Which resources a page provides is derived from extract's return keys — there's no separate provides field. sitely build dry-runs the page's extract on a fixture to populate the manifest.
Field functions — every leaf is a function
extract: async (ctx) => ({
post: {
headline: () => ctx.$("h1").text(),
author: () => ctx.$(".author").text(),
publishedAt: () => ctx.$("time[datetime]").attr("datetime"),
type: () => "Article" as const, // constant — still a function
},
}),Why functions everywhere:
- Per-field error isolation. If
headline's selector throws, the framework catches it, records the error against that field path, and continues withauthor. Other fields still extract. - Per-field telemetry. Drift detection knows which field failed; you don't get a generic "extract failed" — you get "the
.authorselector is failing 30% of the time". - Sparse selection. If a consumer requests
?resources=articleand the page also providescomments, only the article's field functions run. - Async fields supported. A function returning a Promise is awaited. Most fields are sync, but
ctx.fetchcases work the same way.
Throws in field functions become per-field errors: the field is treated as undefined (= absent), the framework records the error with the field name, schema validation downstream decides whether absence is permitted.

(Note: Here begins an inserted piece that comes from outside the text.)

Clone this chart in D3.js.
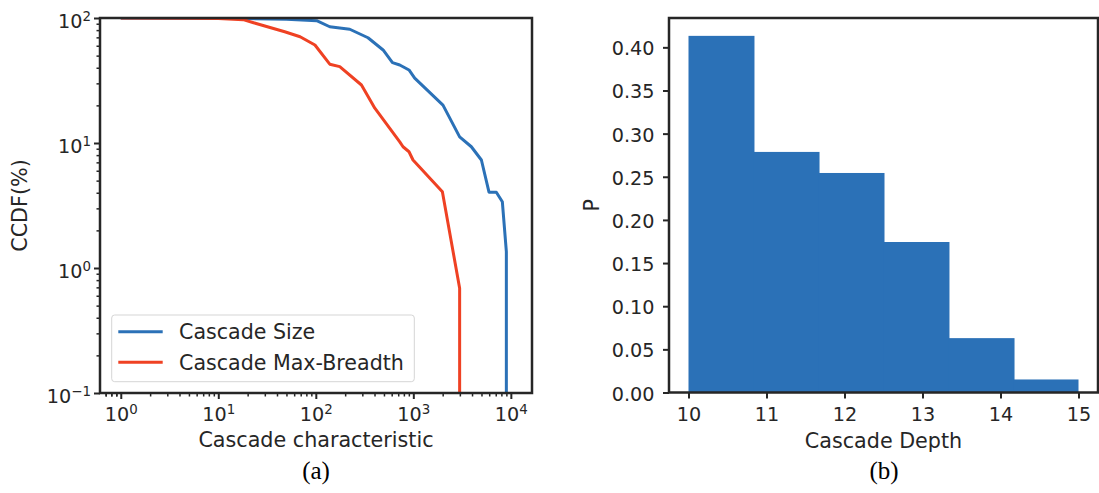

Sharing computation between fields: ctx.lazy
When multiple fields need the same expensive value (e.g. parse JSON-LD once, read it from several fields):
extract: async (ctx) => {
const jsonLd = ctx.lazy(() => ctx.jsonLd("Article")[0]);
return {
article: {
headline: () => jsonLd().headline ?? ctx.$("h1").text(),
author: () => jsonLd().author?.name,
date: () => jsonLd().datePublished,
},
};
},ctx.lazy(fn) memoises — the producer runs at most once. Errors are captured and re-thrown to each caller, so dependent fields see the same error instance (telemetry attributes failures to the upstream cause).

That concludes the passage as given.